There are a host of protein sequences available in UniProt and other public and proprietary protein databases. A lot of work has been done to date on modeling proteins using natural language—essentially treating amino acids as words, and allowing the algorithm to learn how they are put together to form protein sentences. “You can just train an effectively off-the shelf language model on these sequences, and then the language model learns quite well how a protein sequence looks,” Kim notes. “These models have since been used to suggest mutations to existing antibodies—lead candidates or whatever—and then more often than not these suggestions lead to an improvement of antibody properties. You can also use the models to generate antibodies” de novo.

Newer on the scene are DL models that take an antibody’s structure as their inputs and outputs. “We usually use some sort of coordinate-based representation of proteins,” Kim says. To make sense of these, a set of technologies had to be built with an infrastructure that can efficiently reason in 3D space rather than the 1D linear space inhabited by natural language. “The field has made tremendous progress in the past five, six, seven years.”

More than just affinity

Traditionally antibodies were selected for their ability to stick to their target, and “any other property was a distant second, so you often got high affinity antibodies that had bad properties,” DePristo points out. AI is well suited for simultaneously optimizing multiple properties like affinity and specificity, but also safety profiles, physicochemical parameters, and others related to what are collectively known as “developability.”

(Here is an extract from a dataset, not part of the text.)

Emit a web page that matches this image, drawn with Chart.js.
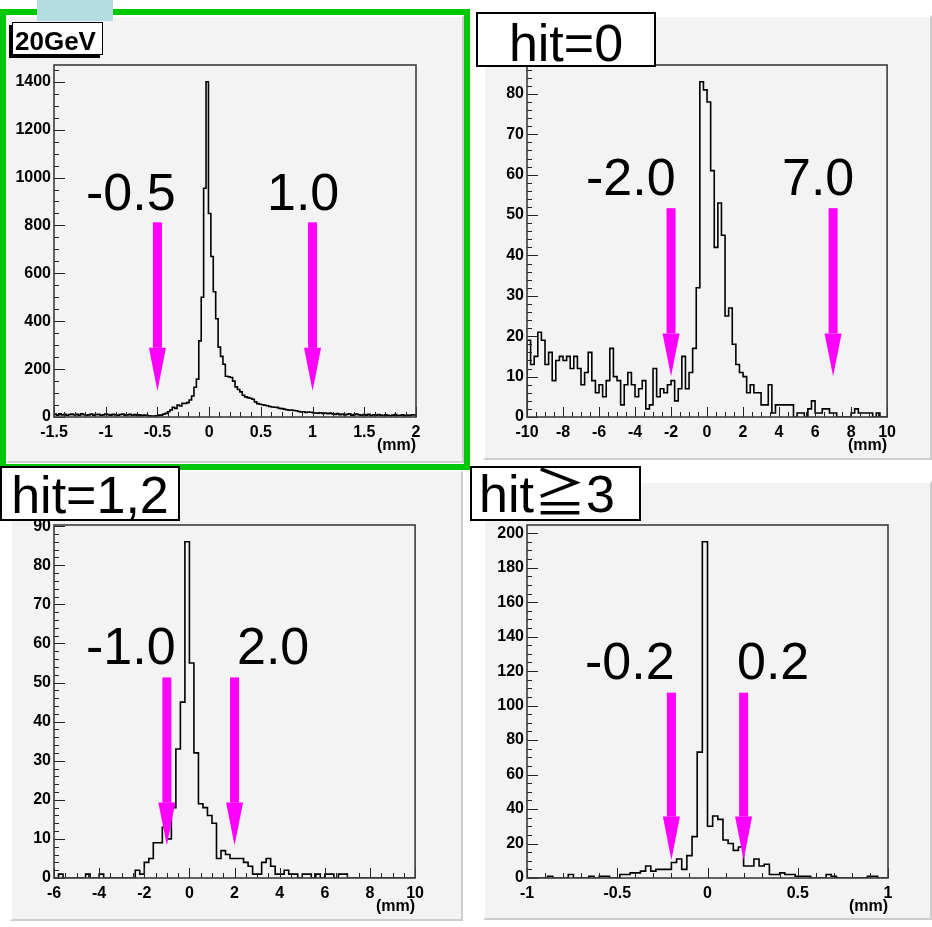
<!DOCTYPE html>
<html>
<head>
<meta charset="utf-8">
<script src="https://cdn.jsdelivr.net/npm/chart.js@4.4.0/dist/chart.umd.min.js"></script>
<style>
body { margin: 0; background: #fff; }
#page { position: relative; width: 932px; height: 927px; overflow: hidden; font-family: 'Liberation Sans', Arial, sans-serif; }
.pad { position: absolute; box-sizing: border-box; background: #f3f3f3;
       border-top: 2px solid #fff; border-left: 2px solid #fff;
       border-right: 2px solid #cdcdcd; border-bottom: 2px solid #cdcdcd; }
.big { position: absolute; font-size: 52px; line-height: 52px; white-space: nowrap; color: #000;
       font-family: 'Liberation Sans', Arial, 'Noto Sans CJK JP', sans-serif; }
.tag { position: absolute; box-sizing: border-box; background: #fff; border: 2px solid #000; }
canvas { position: absolute; }
</style>
</head>
<body>
<div id="page">
  <div class="pad" style="left:483px;top:15px;width:449px;height:445px"></div>
  <div class="pad" style="left:10px;top:470px;width:453px;height:451px"></div>
  <div class="pad" style="left:483px;top:481px;width:449px;height:439px"></div>
  <div style="position:absolute;left:0;top:9px;width:470px;height:461px;box-sizing:border-box;border:6px solid #00c800"></div>
  <div class="pad" style="left:6px;top:15px;width:458px;height:448px"></div>
  <div style="position:absolute;left:37px;top:0;width:76px;height:21px;background:#b3dde0"></div>

  <canvas id="c1" width="430" height="412" style="left:0;top:50px"></canvas>
  <canvas id="c2" width="429" height="412" style="left:473px;top:50px"></canvas>
  <canvas id="c3" width="430" height="413" style="left:0;top:510px"></canvas>
  <canvas id="c4" width="429" height="413" style="left:473px;top:510px"></canvas>

  <div style="position:absolute;left:12px;top:22px;width:91px;height:33px;box-sizing:border-box;background:#fff;border:1.5px solid #000;box-shadow:-3px 3px 0 #000"></div>
  <div style="position:absolute;left:15px;top:28px;font-size:26px;line-height:26px;font-weight:bold">20GeV</div>

  <div class="tag" style="left:476px;top:12px;width:180px;height:55px"></div>
  <div class="big" style="left:476px;top:17px;width:180px;text-align:center">hit=0</div>
  <div class="tag" style="left:0;top:466px;width:180px;height:55px"></div>
  <div class="big" style="left:0;top:469px;width:180px;text-align:center">hit=1,2</div>
  <div class="tag" style="left:470px;top:466px;width:171px;height:55px"></div>
  <div class="big" style="left:479px;top:468px">hit≧3</div>

  <div class="big" style="left:86px;top:166px">-0.5</div>
  <div class="big" style="left:267px;top:166px">1.0</div>
  <div class="big" style="left:586px;top:151px">-2.0</div>
  <div class="big" style="left:782px;top:151px">7.0</div>
  <div class="big" style="left:86px;top:620px">-1.0</div>
  <div class="big" style="left:237px;top:620px">2.0</div>
  <div class="big" style="left:585px;top:635px">-0.2</div>
  <div class="big" style="left:737px;top:635px">0.2</div>
</div>

<script>
// 20GeV, all hits: 150 bins from -1.5 to 2 mm
const range20 = [-1.5, 2];
const counts20 = [
  10,12,8,13,9,11,7,10,12,9, 11,8,13,10,7,9,12,8,10,11,
  7,9,12,10,8,11,9,7,10,12, 8,9,11,7,10,8,9,6,8,7, 5,4,
  4,5,8,8,12,15,22,29,40,36,50,46,57,57,60,71,88,124,158,318,500,955,
  1400,850,670,523,410,292,253,220,170,168,165,150,126,115,105,
  91,84,81,78,74,63,56,53,51,49,47,44,42,41,40,36,35,33,30,28,
  29,27,26,23,21,22,19,21,20,18,17,16,18,15,17,14,16,
  13,11,14,10,12,9,11,13,8,10, 12,9,7,10,8,11,6,9,7,10,
  8,6,9,7,5,8,10,6,7,9, 5,8,6,9
];
const xTicks20 = [-1.5, -1, -0.5, 0, 0.5, 1, 1.5, 2];
const yTicks20 = [0, 200, 400, 600, 800, 1000, 1200, 1400];
const cuts20 = [-0.5, 1.0];

// hit=0: 100 bins from -10 to 10 mm
const rangeHit0 = [-10, 10];
const countsHit0 = [
  17,19,13,15,21,19,13,16,9,14, 15,14,15,12,15,12,8,11,16,9,
  6,8,5,9,17,10,9,3,8,11, 8,5,7,9,2,3,12,5,7,6,
  8,9,4,7,15,7,11,17,32,
  83,81,78,61,42,53,45,25,27,18, 13,11,10,6,8,6,6,3,3,8,
  1,3,3,3,3,3,0,1,1,0, 2,4,1,1,2,2,1,1,0,0,
  0,0,1,2,1,1,1,1,0,1, 0
];
const xTicksHit0 = [-10, -8, -6, -4, -2, 0, 2, 4, 6, 8, 10];
const yTicksHit0 = [0, 10, 20, 30, 40, 50, 60, 70, 80];
const cutsHit0 = [-2.0, 7.0];

// hit=1,2: 80 bins from -6 to 10 mm
const rangeHit12 = [-6, 10];
const countsHit12 = [
  0,0,1,0,0,0,0,0,1,0, 0,1,0,0,0,0,0,0,0,
  2,1,4,5,9,9,13,10,18,33,45,86,55,32,19,18,16,14,5,7,
  6,5,5,5,4,3,1,1,4,5,3,1,1,2,1,1,0,1,1,0,1,0,1,1,0,1,1,
  0,0,0,0,0,0,0,0,0,0,0,0,0,0
];
const xTicksHit12 = [-6, -4, -2, 0, 2, 4, 6, 8, 10];
const yTicksHit12 = [0, 10, 20, 30, 40, 50, 60, 70, 80, 90];
const cutsHit12 = [-1.0, 2.0];

// hit>=3: 70 bins from -1 to 1 mm
const rangeHit3 = [-1, 1];
const countsHit3 = [
  0,0,0,0,0,1,0,0,0,2, 0,0,0,1,0,1,1,0,0,
  2,2,3,3,4,7,4,5,5,5,9,11,5,13,24,73,195,30,36,34,22,20,16,18,7,7,11,7,8,
  2,2,3,2,2,1,1,1,0,0,0,2,1,0,0,0,0,0,0,1,1,0
];
const xTicksHit3 = [-1, -0.5, 0, 0.5, 1];
const yTicksHit3 = [0, 20, 40, 60, 80, 100, 120, 140, 160, 180, 200];
const cutsHit3 = [-0.2, 0.2];

const tickFont = { family: "'Liberation Sans', Arial, sans-serif", size: 16, weight: 'bold' };

function histPoints(range, counts) {
  const w = (range[1] - range[0]) / counts.length;
  const pts = [{ x: range[0], y: 0 }];
  counts.forEach((c, i) => pts.push({ x: range[0] + i * w, y: c }));
  pts.push({ x: range[1], y: counts[counts.length - 1] });
  pts.push({ x: range[1], y: 0 });
  return pts;
}

// ROOT style frame: ticks pointing into the pad
function framePlugin(p) {
  return {
    id: 'rootFrame',
    afterDraw(chart) {
      const { ctx, chartArea: a } = chart;
      const xs = chart.scales.x, ys = chart.scales.y;
      ctx.save();
      ctx.strokeStyle = '#222';
      ctx.lineWidth = 1;
      ctx.beginPath();
      const nx = Math.round((xs.max - xs.min) / p.xMinor);
      for (let i = 0; i <= nx; i++) {
        const v = xs.min + i * p.xMinor;
        const major = p.xTicks.some(t => Math.abs(t - v) < p.xMinor / 10);
        const px = Math.round(xs.getPixelForValue(v)) + 0.5;
        ctx.moveTo(px, a.bottom);
        ctx.lineTo(px, a.bottom - (major ? 10 : 5));
      }
      const ny = Math.floor((ys.max - ys.min) / p.yMinor + 1e-6);
      for (let i = 0; i <= ny; i++) {
        const v = ys.min + i * p.yMinor;
        const major = p.yTicks.some(t => Math.abs(t - v) < p.yMinor / 10);
        const py = Math.round(ys.getPixelForValue(v)) + 0.5;
        ctx.moveTo(a.left, py);
        ctx.lineTo(a.left + (major ? 11 : 5), py);
      }
      ctx.stroke();
      ctx.lineWidth = 1.6;
      ctx.strokeStyle = '#3c3c3c';
      ctx.strokeRect(a.left, a.top, a.right - a.left, a.bottom - a.top);
      ctx.restore();
    }
  };
}

// magenta cut arrows, vertical extent given in y data units
function arrowPlugin(p) {
  return {
    id: 'cutArrows',
    afterDatasetsDraw(chart) {
      const { ctx } = chart;
      const xs = chart.scales.x, ys = chart.scales.y;
      ctx.save();
      ctx.fillStyle = '#ff00ff';
      p.cuts.forEach(c => {
        const px = xs.getPixelForValue(c);
        const yTop = ys.getPixelForValue(p.top);
        const yBase = ys.getPixelForValue(p.base);
        const yTip = ys.getPixelForValue(p.tip);
        ctx.fillRect(px - 4.5, yTop, 9, yBase - yTop);
        ctx.beginPath();
        ctx.moveTo(px - 8.5, yBase);
        ctx.lineTo(px + 8.5, yBase);
        ctx.lineTo(px, yTip);
        ctx.closePath();
        ctx.fill();
      });
      ctx.restore();
    }
  };
}

function drawHist(id, range, counts, xTicks, yTicks, cuts, xMinor, yMinor, arrowY) {
  const ymax = Math.max(...counts) * 1.05;
  new Chart(document.getElementById(id), {
    type: 'line',
    data: {
      datasets: [{
        data: histPoints(range, counts),
        stepped: 'after',
        borderColor: '#000',
        borderWidth: 1.6,
        pointRadius: 0,
        fill: false
      }]
    },
    options: {
      responsive: false,
      animation: false,
      events: [],
      layout: { padding: { left: 0, top: 15, right: 14, bottom: 0 } },
      plugins: { legend: { display: false }, tooltip: { enabled: false } },
      scales: {
        x: {
          type: 'linear', min: range[0], max: range[1],
          grid: { display: false, drawTicks: false },
          border: { display: false },
          ticks: { autoSkip: false, maxRotation: 0, padding: 6, color: '#000', font: tickFont,
                   callback: v => String(v) },
          afterBuildTicks: s => { s.ticks = xTicks.map(v => ({ value: v })); },
          afterFit: s => { s.height = 45; },
          title: { display: true, text: '(mm)', align: 'end', color: '#000', font: tickFont,
                   padding: { top: 0, bottom: 7 } }
        },
        y: {
          min: 0, max: ymax,
          grid: { display: false, drawTicks: false },
          border: { display: false },
          ticks: { autoSkip: false, padding: 3, color: '#000', font: tickFont,
                   callback: v => String(v) },
          afterBuildTicks: s => { s.ticks = yTicks.map(v => ({ value: v })); },
          afterFit: s => { s.width = 54; }
        }
      }
    },
    plugins: [
      framePlugin({ xTicks, yTicks, xMinor, yMinor }),
      arrowPlugin({ cuts, top: arrowY[0], base: arrowY[1], tip: arrowY[2] })
    ]
  });
}

drawHist('c1', range20, counts20, xTicks20, yTicks20, cuts20, 0.1, 50, [813, 289, 109]);
drawHist('c2', rangeHit0, countsHit0, xTicksHit0, yTicksHit0, cutsHit0, 0.5, 2, [51.7, 20.7, 10.1]);
drawHist('c3', rangeHit12, countsHit12, xTicksHit12, yTicksHit12, cutsHit12, 0.5, 2, [51.3, 19.3, 8.4]);
drawHist('c4', rangeHit3, countsHit3, xTicksHit3, yTicksHit3, cutsHit3, 0.1, 5, [107.5, 35.6, 10.4]);
</script>
</body>
</html>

“At BigHat, we solve these problems by having an integrated wet lab. Every week, we make thousands of antibodies and measure these properties,” and feed the data back into the program, he explains. It suggests mutations, which are then included in the next round of antibodies that are produced and tested, the data from that round fed back, and so on until an optimum combination of properties can be achieved.

Designing antibodies

Kim remarks that advances in protein ML in general have been amazingly fast over the past few years, with no signs of slowing down. “Sequence-based models are already having an impact—they really work for making antibodies better.”

This leads him to predict that soon (he couldn’t commit to how soon) most antibodies will be designed on the computer. And eventually it will become like ordering a CRISPR/Cas9 guide RNA: “You go online, you order five, and a couple of them are tenable.”